Opening via the hdfstream service
---------------------------------

This module can also access files stored on a remote server using the
`hdfstream <https://hdfstream-python.readthedocs.io/en/latest>`_
python module. To do this, first open the directory containing the
files::

  import hdfstream
  root = hdfstream.open("cosma", "/")

This returns a :obj:`hdfstream.RemoteDirectory` object. Particle
outputs on the server can be opened by passing the remote directory
object to the :py:class:`lightcone_io.ParticleLightcone` class. The
filename is interpreted as a path relative to the remote directory on
the server::

  import lightcone_io as lc

  # Location of one of the lightcone particle files relative to the remote directory
  filename = "FLAMINGO/L1_m9/L1_m9/particle_lightcones/lightcone0_particles/lightcone0_0000.hdf5"

  # Open the lightcone particle output
  lightcone = lc.ParticleLightcone(filename, remote_dir=root)

Meta (or "virtual") files
-------------------------

Lightcone particle outputs are typically split over many files with
names along the lines of::

  lightcone0_0000.0.hdf5
  lightcone0_0000.1.hdf5
  lightcone0_0000.2.hdf5
  ...

There may also be a meta-file without the ``.X.hdf5`` suffix, such
as::

  lightcone0_0000.hdf5

This file contains HDF5 virtual datasets which reference all files in
the set. When opening an output with
:py:class:`lightcone_io.ParticleLightcone` we can pass in the name of
the virtual file OR any one of the data files. In the latter case the
code finds the other data files by assuming a consistent naming
convention.

This is similar to the `meta-file used in Swift snapshots
<https://swift.strw.leidenuniv.nl/docs/Snapshots/index.html#meta-file-for-distributed-snapshots>`__.

Lightcone particle metadata
---------------------------

The :py:class:`lightcone_io.ParticleLightcone` instance acts like a
dictionary where the particle types are the keys. E.g. to see which
types are available::

  print(list(lightcone))

You can use the properties attribute to see what quantities are available for
each particle type::

  print(lightcone["Gas"].properties)

Each entry in properties is a zero element unyt array with the dtype, units
and shape of the quantity in the file and a ``attrs`` attribute which contains
a copy of the HDF5 attributes of the dataset.

Reading particle data
---------------------

Particles can be read in as follows::

  # Quantities to read in
  properties = ("Coordinates", "ParticleIDs")

  # Position and angular radius (in radians) on the sky to read in
  vector = (1., 0., 0.)
  radius = np.radians(10.)

  # Redshift range to read in
  redshift_range = (0., 1.0)

  # Read dark matter particles
  data = lightcone["DM"].read(property_names, vector, radius, redshift_range)

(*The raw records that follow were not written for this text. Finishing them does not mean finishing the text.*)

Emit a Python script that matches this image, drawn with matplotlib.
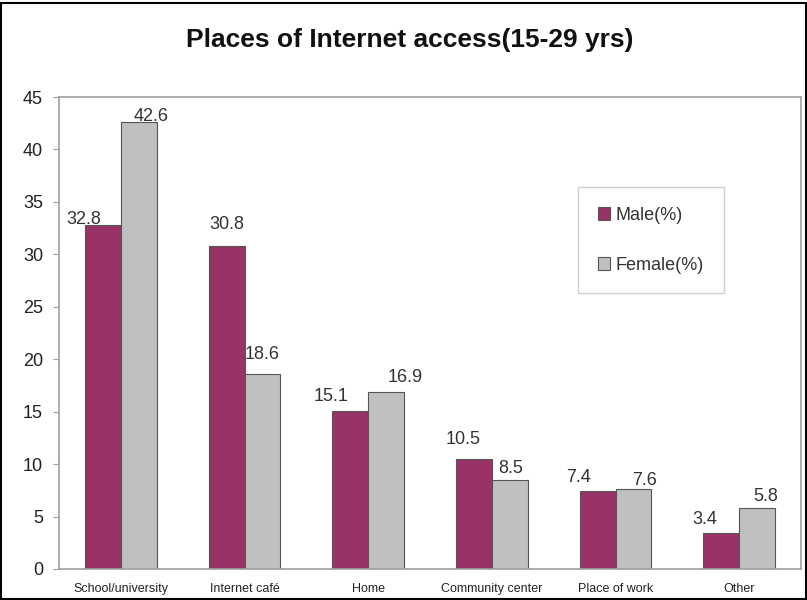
import numpy as np
import matplotlib.pyplot as plt
from matplotlib.patches import Rectangle

places = ["School/university", "Internet café", "Home",
          "Community center", "Place of work", "Other"]
male = [32.8, 30.8, 15.1, 10.5, 7.4, 3.4]
female = [42.6, 18.6, 16.9, 8.5, 7.6, 5.8]

# nudges (points) for the value labels so they sit as on the original slide
male_nudge = [(-14, -2), (0, 9), (-14, 4), (-8, 8), (-14, 4), (-12, 4)]
female_nudge = [(9, -2), (0, 8), (14, 4), (1, 2), (8, 0), (6, 2)]

male_color = '#993366'
female_color = '#c0c0c0'
edge_color = '#555555'
frame_color = '#a0a0a0'
font = ['Liberation Sans', 'DejaVu Sans']

fig = plt.figure(figsize=(8.07, 6.0), dpi=100)
ax = fig.add_axes([0.0731, 0.0517, 0.9195, 0.7866])

index = np.arange(len(places))
width = 0.29
bm = ax.bar(index - width/2, male, width, color=male_color,
            edgecolor=edge_color, linewidth=0.8, label='Male(%)')
bf = ax.bar(index + width/2, female, width, color=female_color,
            edgecolor=edge_color, linewidth=0.8, label='Female(%)')

for bars, vals, nudge in ((bm, male, male_nudge), (bf, female, female_nudge)):
    for b, v, (dx, dy) in zip(bars, vals, nudge):
        ax.annotate(f'{v}', (b.get_x() + b.get_width()/2, v),
                    xytext=(dx, dy), textcoords='offset points',
                    ha='center', va='bottom', fontsize=13,
                    color='#333333', family=font)

ax.set_xlim(-0.5, len(places) - 0.5)
ax.set_ylim(0, 45)
ax.set_yticks(range(0, 46, 5))
ax.set_yticklabels([str(t) for t in range(0, 46, 5)], fontsize=13,
                   family=font, color='#222222')
ax.set_xticks(index)
ax.set_xticklabels(places, fontsize=9, family=font, color='#222222')
ax.tick_params(axis='x', length=0, pad=10)
ax.tick_params(axis='y', length=4.5, color=frame_color, pad=7)
for s in ax.spines.values():
    s.set_color(frame_color)
    s.set_linewidth(1.2)

leg = ax.legend(loc='upper left', bbox_to_anchor=(0.699, 0.809),
                prop={'family': font, 'size': 13},
                handlelength=0.7, handleheight=0.7, handletextpad=0.3,
                labelspacing=1.8, borderpad=1.1, borderaxespad=0,
                fancybox=False, framealpha=1, edgecolor='#d0d0d0')
for t in leg.get_texts():
    t.set_color('#333333')

fig.text(0.508, 0.933, 'Places of Internet access(15-29 yrs)',
         ha='center', va='center', fontsize=19, fontweight='bold',
         family=font, color='#111111')

fig.patches.append(Rectangle((0.001, 0.001), 0.998, 0.994,
                             transform=fig.transFigure, fill=False,
                             edgecolor='black', linewidth=1.5))

fig.savefig('out.png', dpi=100)
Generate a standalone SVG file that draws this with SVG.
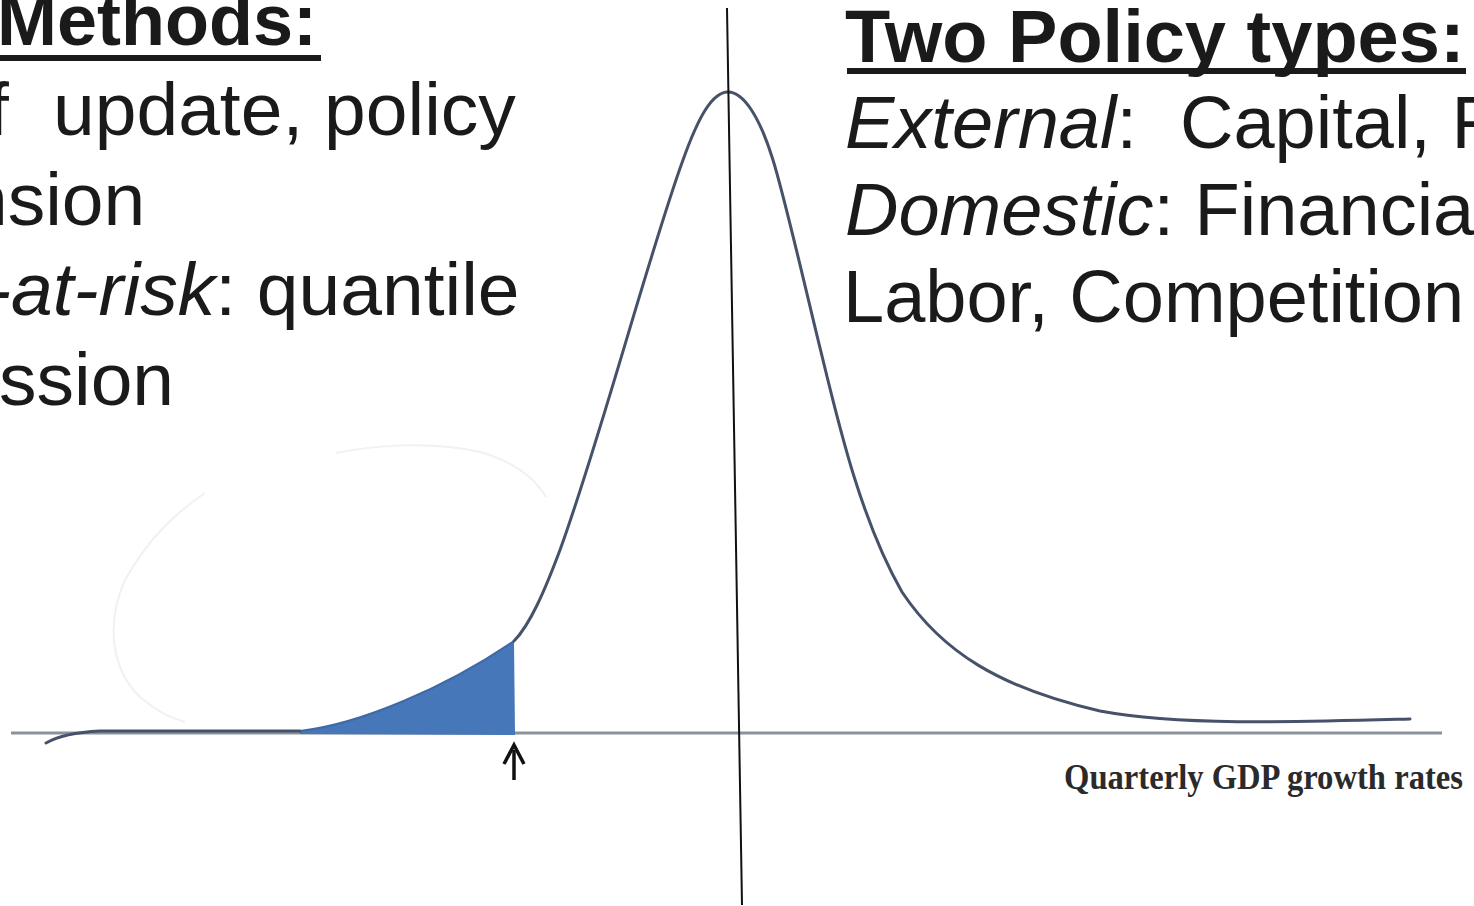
<svg xmlns="http://www.w3.org/2000/svg" width="1474" height="906" viewBox="0 0 1474 906">
  <style>
    .t { font-family: "Liberation Sans", Arial, sans-serif; font-size: 75px; fill: #1a1a1a; }
    .r { font-size: 74px; }
    .m { font-size: 72px; }
    .b { font-weight: bold; }
    .i { font-style: italic; }
    .ul { fill: #1a1a1a; }
    .curve { fill: none; stroke: #46526a; stroke-width: 3; stroke-linecap: round; stroke-linejoin: round; }
    .ghost { fill: none; stroke: #f1f1f1; stroke-width: 2; }
  </style>
  <rect width="1474" height="906" fill="#ffffff"/>

  <g id="ghost-loop">
    <path class="ghost" d="M205 493 C180 510 150 535 125 580 C105 625 112 670 140 697 C155 710 170 718 185 722"/>
    <path class="ghost" d="M336 453 C370 446 430 440 480 452 C515 462 535 478 546 497"/>
  </g>

  <g id="axis">
    <line x1="11" y1="733" x2="1442" y2="733" stroke="#8c929c" stroke-width="3"/>
  </g>

  <g id="tail-shade">
    <path d="M300 731 C360 724 445 688 514 641 L515 735 L300 734 Z" fill="#4677b8"/>
    <path d="M300 731 C360 724 445 688 514 641" fill="none" stroke="#3f69a6" stroke-width="2"/>
  </g>

  <g id="density-curve">
    <path class="curve" d="M46 743 C60 735 80 732 100 731 L300 731"/>
    <path class="curve" d="M514 641 C530 625 545 590 560 550 C600 440 650 250 683 160 C698 118 712 92 728 92 C744 92 760 118 773 160 C786 202 808 300 823 360 C840 430 862 522 902 592 C942 652 1000 688 1100 711 C1180 726 1300 722 1410 719"/>
  </g>

  <g id="threshold-arrow">
    <line x1="514" y1="750" x2="514" y2="780" stroke="#111" stroke-width="3.5"/>
    <polyline points="504,764 514,745 524,764" fill="none" stroke="#111" stroke-width="3.5" stroke-linejoin="miter"/>
  </g>

  <g id="divider">
    <line x1="727" y1="8" x2="742" y2="905" stroke="#111" stroke-width="2"/>
  </g>

  <g id="axis-label">
    <text x="1064" y="789" font-family="'Liberation Serif', 'Times New Roman', serif" font-weight="bold" font-size="36" fill="#2a2a2a" textLength="399" lengthAdjust="spacingAndGlyphs">Quarterly GDP growth rates</text>
  </g>

  <g id="methods-text">
    <text class="t m b" x="-3" y="45">Methods:</text>
    <rect class="ul" x="0" y="55" width="321" height="6"/>
    <text class="t" y="135"><tspan x="-12">f</tspan><tspan x="53">update, policy</tspan></text>
    <text class="t" x="-34" y="225">nsion</text>
    <text class="t" x="-14" y="315"><tspan class="i">-at-risk</tspan>: quantile</text>
    <text class="t" x="-1" y="405">ssion</text>
  </g>

  <g id="policy-text">
    <text class="t r b" x="845" y="62">Two Policy types:</text>
    <rect class="ul" x="847" y="68" width="619" height="6"/>
    <text class="t r" y="148"><tspan class="i" x="845">External</tspan>:<tspan x="1180">Capital, F</tspan></text>
    <text class="t r" x="845" y="235"><tspan class="i">Domestic</tspan>: Financia</text>
    <text class="t r" x="843" y="322">Labor, Competition</text>
  </g>
</svg>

The return value is a dictionary containing the quantities read in -
in this case Coordinates and ParticleIDs. If ``redshift_range=None``
then all redshifts are read in. If ``vector=None`` and ``radius=None``
then the whole sky is read in.

Note that this may return particles outside the specified region because the
indexed lightcone is stored in chunks and all chunks overlapping the region
are returned. There is also a ``read_exact()`` method which filters out the extra
particles. E.g.::

  data = lightcone["DM"].read_exact(property_names, vector, radius, redshift_range)

This is likely to be slower because it's necessary to read in the coordinates for
spatial selection and the expansion factors for redshift selection even if
these quantities are not being returned. Computing the angles and redshifts
adds some CPU overhead too.

Iterating over chunks of particles
----------------------------------

There is also a way to iterate through the selected particles without reading
them all into memory::

  for data in lightcone["DM"].iterate_chunks(property_names, vector, radius,
                                             redshift_range):
    pos = data["Coordinates"]
    ids = data["ParticleIDs"]
    # then do something with this subset of the selected particles...

Each iteration of this loop will receive a chunk of particles in the dict data.